DONDE A RESPOSTA À PRIMEIRA OBJEÇÃO. – Um ser perfeito, participante de alguma natureza, faz outro semelhante a si; não por certo produzindo absolutamente tal natureza, mas aplicando-a a alguma coisa. Assim tal homem não pode ser causa da natureza humana absolutamente, porque então seria causa de si mesmo; mas é causa de existir a natureza humana num outro homem gerado, pressupondo, portanto, para a sua acção uma matéria determinada pela qual é tal homem. Mas, assim como o homem participa da natureza humana, assim também qualquer ser criado participa, para que assim digamos, da natureza de existir, porquanto só Deus é o ser, como antes se viu (q. 7, a. 1, ad 3; a. 2). Por onde, nenhum ser criado pode produzir algum ente absolutamente, senão enquanto causa neste o ser; e assim é necessário que aquilo pelo que alguma coisa é tal ser-se preintelija à acção pela qual faz algo de semelhante a si. Ora, na substância imaterial não se pode preinteligir nada pelo que ela seja tal, porque ela é tal pela sua forma, pela qual tem o ser, pois as substâncias imateriais são formas subsistentes. Logo, a substância imaterial não pode produzir outra semelhante a si, quanto ao ser desta, mas quanto a alguma perfeição superveniente, como se dissermos que um anjo superior ilumina o inferior, segundo está em Dionísio [6]. E conforme tal modo também nos seres celestes há paternidade, consoante as palavras do Apóstolo (Ef 3, 15): Do qual toda a paternidade toma o nome nos céus e na terra. E disto evidentemente resulta que nenhum ser criado pode causar alguma coisa, salvo pressupondo-se outra coisa; o que repugna à noção de criação.

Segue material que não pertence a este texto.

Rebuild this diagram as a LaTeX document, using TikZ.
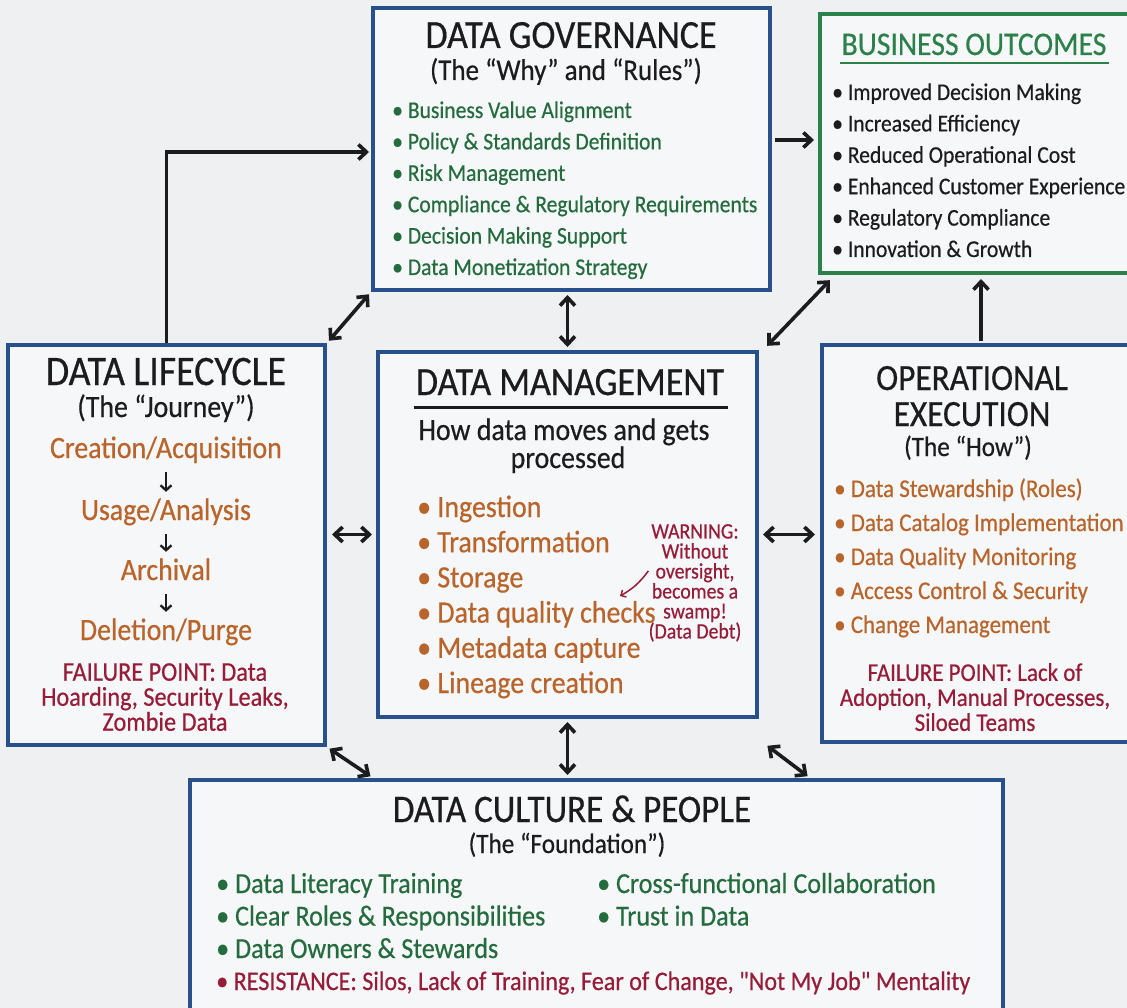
\documentclass[tikz,border=0pt]{standalone}
\usepackage{fontspec}
\setmainfont{Carlito}[FakeStretch=0.9, FakeBold=0.5]
\usetikzlibrary{arrows.meta}
\usetikzlibrary{positioning}
\definecolor{paper-grey}{RGB}{239, 240, 242}
\definecolor{box-fill}{RGB}{246, 247, 249}
\definecolor{box-blue}{RGB}{40, 80, 138}
\definecolor{box-green}{RGB}{44, 128, 74}
\definecolor{ink}{RGB}{28, 28, 30}
\definecolor{text-green}{RGB}{36, 108, 62}
\definecolor{text-orange}{RGB}{184, 100, 42}
\definecolor{text-red}{RGB}{150, 28, 56}

\tikzset{
  bluebox/.style={draw=box-blue, fill=box-fill, line width=4pt, inner sep=0pt},
  greenbox/.style={draw=box-green, fill=box-fill, line width=4pt, inner sep=0pt},
  arr/.style={-{Straight Barb[length=8pt,width=15pt]}, line width=3.6pt, draw=ink},
  dblarr/.style={{Straight Barb[length=8pt,width=15pt]}-{Straight Barb[length=8pt,width=15pt]}, line width=3.6pt, draw=ink, shorten <=3pt, shorten >=3pt},
  steparr/.style={-{Straight Barb[length=5pt,width=11pt]}, line width=2.3pt, draw=ink, shorten <=8pt, shorten >=6pt},
  warnarr/.style={-{Straight Barb[length=4pt,width=8pt]}, line width=1.5pt, draw=text-red},
  txt/.style={inner sep=0pt, anchor=base},
  listline/.style={inner sep=0pt, anchor=base west},
  stage/.style={txt, text=text-orange, font=\fontsize{31}{31}\selectfont, text height=22pt, text depth=6pt},
}

\begin{document}
\begin{tikzpicture}[x=1pt, y=-1pt]
\useasboundingbox (0,0) rectangle (1127,1008);
\fill[paper-grey] (0,0) rectangle (1127,1008);

% boxes
\node[bluebox, minimum width=397pt, minimum height=282pt] (gov) at (571.5,149) {};
\node[greenbox, minimum width=320pt, minimum height=259pt] (outc) at (980,143.5) {};
\node[bluebox, minimum width=317pt, minimum height=400pt] (life) at (166.5,545) {};
\node[bluebox, minimum width=379pt, minimum height=365pt] (mgmt) at (567.5,534.5) {};
\node[bluebox, minimum width=318pt, minimum height=397pt] (oper) at (981,543.5) {};
\node[bluebox, minimum width=813pt, minimum height=240pt] (cult) at (596.5,900) {};

% governance
\node[txt, text=ink, font=\fontsize{40}{40}\selectfont] (gov-title) at (571,48) {DATA GOVERNANCE};
\node[txt, text=ink, font=\fontsize{30}{30}\selectfont] (gov-sub) at (566,80) {(The “Why” and “Rules”)};
\foreach \itemtext [count=\i from 0] in {Business Value Alignment, Policy \& Standards Definition, Risk Management, Compliance \& Regulatory Requirements, Decision Making Support, Data Monetization Strategy}
  \node[listline, text=text-green, font=\fontsize{24}{24}\selectfont] (gov-item-\i) at (392, 118+31.4*\i) {• \itemtext};

% outcomes
\node[txt, text=box-green, font=\fontsize{33}{33}\selectfont] (outc-title) at (974,55) {BUSINESS OUTCOMES};
\draw[box-green, line width=2.5pt] ([xshift=-1pt,yshift=-8pt]outc-title.base west) -- ([xshift=2pt,yshift=-8pt]outc-title.base east);
\foreach \itemtext [count=\i from 0] in {Improved Decision Making, Increased Efficiency, Reduced Operational Cost, Enhanced Customer Experience, Regulatory Compliance, Innovation \& Growth}
  \node[listline, text=ink, font=\fontsize{24}{24}\selectfont] (outc-item-\i) at (832, 100+31.4*\i) {• \itemtext};

% lifecycle
\node[txt, text=ink, font=\fontsize{42}{42}\selectfont] (life-title) at (166,385) {DATA LIFECYCLE};
\node[txt, text=ink, font=\fontsize{31}{31}\selectfont] (life-sub) at (166,417) {(The “Journey”)};
\node[stage] (stage-create) at (166,458) {Creation/Acquisition};
\node[stage] (stage-use) at (166,520) {Usage/Analysis};
\node[stage] (stage-archive) at (166,580) {Archival};
\node[stage] (stage-delete) at (166,640) {Deletion/Purge};
\draw[steparr] (stage-create) -- (stage-use);
\draw[steparr] (stage-use) -- (stage-archive);
\draw[steparr] (stage-archive) -- (stage-delete);
\node[anchor=north, align=center, inner sep=0pt, text=text-red, font=\fontsize{27}{25}\selectfont] (life-fail) at (165,663) {FAILURE POINT: Data\\ Hoarding, Security Leaks,\\ Zombie Data};

% management
\node[txt, text=ink, font=\fontsize{40}{40}\selectfont] (mgmt-title) at (570,395) {DATA MANAGEMENT};
\draw[ink, line width=3pt] ([xshift=-2pt,yshift=-12pt]mgmt-title.base west) -- ([xshift=4pt,yshift=-12pt]mgmt-title.base east);
\node[txt, text=ink, font=\fontsize{31}{31}\selectfont] (mgmt-sub) at (564,440) {How data moves and gets};
\node[txt, text=ink, font=\fontsize{31}{31}\selectfont] (mgmt-sub2) at (568,468) {processed};
\foreach \itemtext [count=\i from 0] in {Ingestion, Transformation, Storage, Data quality checks, Metadata capture, Lineage creation}
  \node[listline, text=text-orange, font=\fontsize{31}{31}\selectfont] (mgmt-item-\i) at (417, 517+35.2*\i) {• \itemtext};
\node[anchor=north, align=center, inner sep=0pt, text=text-red, font=\fontsize{22}{20}\selectfont] (warn) at (695,524) {WARNING:\\ Without\\ oversight,\\ becomes a\\ swamp!\\ (Data Debt)};
\coordinate (swamp) at (620,596);
\draw[warnarr] ([yshift=12pt]warn.west) to[bend left=12] (swamp);

% operational execution
\node[txt, text=ink, font=\fontsize{37}{37}\selectfont] (oper-title) at (972,390) {OPERATIONAL};
\node[txt, text=ink, font=\fontsize{37}{37}\selectfont] (oper-title2) at (972,426) {EXECUTION};
\node[txt, text=ink, font=\fontsize{28}{28}\selectfont] (oper-sub) at (968,456) {(The “How”)};
\foreach \itemtext [count=\i from 0] in {Data Stewardship (Roles), Data Catalog Implementation, Data Quality Monitoring, Access Control \& Security, Change Management}
  \node[listline, text=text-orange, font=\fontsize{25.5}{25.5}\selectfont] (oper-item-\i) at (834, 497+34*\i) {• \itemtext};
\node[anchor=north, align=center, inner sep=0pt, text=text-red, font=\fontsize{25.5}{25}\selectfont] (oper-fail) at (975,663) {FAILURE POINT: Lack of\\ Adoption, Manual Processes,\\ Siloed Teams};

% culture
\node[txt, text=ink, font=\fontsize{39}{39}\selectfont] (cult-title) at (572,822) {DATA CULTURE \& PEOPLE};
\node[txt, text=ink, font=\fontsize{28}{28}\selectfont] (cult-sub) at (567,853) {(The “Foundation”)};
\foreach \itemtext [count=\i from 0] in {Data Literacy Training, Clear Roles \& Responsibilities, Data Owners \& Stewards}
  \node[listline, text=text-green, font=\fontsize{29}{29}\selectfont] (cult-left-\i) at (216, 893+32.5*\i) {• \itemtext};
\foreach \itemtext [count=\i from 0] in {Cross-functional Collaboration, Trust in Data}
  \node[listline, text=text-green, font=\fontsize{29}{29}\selectfont] (cult-right-\i) at (597, 893+32.5*\i) {• \itemtext};
\node[listline, text=text-red, font={\fontsize{26.8}{26.8}\selectfont\addfontfeatures{Ligatures=TeXOff}}] (cult-resist) at (216,990) {• RESISTANCE: Silos, Lack of Training, Fear of Change, "Not My Job" Mentality};

% connectors
\draw[arr, shorten >=2pt] (life.north) |- ([yshift=-3pt]gov.west);
\draw[arr, shorten <=3pt, shorten >=4pt] ([yshift=9pt]gov.east) -- ([yshift=9pt]gov.east -| outc.west);
\draw[dblarr] (gov.south west) -- (life.north east);
\draw[dblarr] (mgmt.north) -- (mgmt.north |- gov.south);
\draw[dblarr] ([xshift=6pt,yshift=2pt]mgmt.north east) -- ([xshift=14pt,yshift=-3pt]outc.south west);
\draw[arr, shorten <=2pt, shorten >=4pt] (oper.north) -- (oper.north |- outc.south);
\draw[dblarr, shorten <=5pt, shorten >=4pt] (life.east |- mgmt.west) -- (mgmt.west);
\draw[dblarr, shorten <=4pt, shorten >=5pt] (mgmt.east) -- (mgmt.east -| oper.west);
\draw[dblarr] (mgmt.south) -- (mgmt.south |- cult.north);
\draw[dblarr] (life.south east) -- ([xshift=185pt]cult.north west);
\draw[dblarr] ([xshift=-55pt]oper.south west) -- ([xshift=622pt]cult.north west);
\end{tikzpicture}
\end{document}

RESPOSTA À SEGUNDA. – De um contrário alguma coisa se faz por acidente, como diz Aristóteles [7]; porém, em si, alguma coisa se faz de um sujeito em potência. Pois, o contrário resiste ao agente, privando a potência do ato ao qual o agente tende a reduzir a matéria; assim o fogo tende a reduzir a água a um ato semelhante a ele, mas é impedido pela forma e pelas disposições contrárias pelas quais a potência é como que ligada para que se não reduza ao ato. E quanto mais ligada estiver a potência, tanto maior virtude se requer no agente para reduzir a matéria ao acto. Por onde, muito maior virtude se requer no agente se não preexistir nenhuma potência. E assim é claro que muito maior virtude é fazer alguma coisa do nada do que do contrário.
RESPOSTA À TERCEIRA. – A virtude de quem faz não se considera somente na substância da coisa feita, mas também no modo de fazer; assim, o maior calor não somente aquece mais senão ainda mais rapidamente. Embora, pois, causar um efeito finito não demonstre poder infinito, todavia causá-lo do nada demonstra tal poder, o que resulta claro do já dito [8]. Se pois, tanto maior virtude se requer no agente quanto mais remota do ato estiver a potência, necessário é que a virtude de um agente, nenhuma potência sendo pressuposta, como é o agente infinito, seja infinita; porque nenhuma proporção entre uma potência e outra, que pressupõe a virtude de um agente natural, é como a proporção entre o não-ser e o ser. E como nenhuma criatura tem pura e simplesmente um poder infinito, nem um ser infinito, conforme já antes se provou [9], resulta que nenhuma criatura pode criar.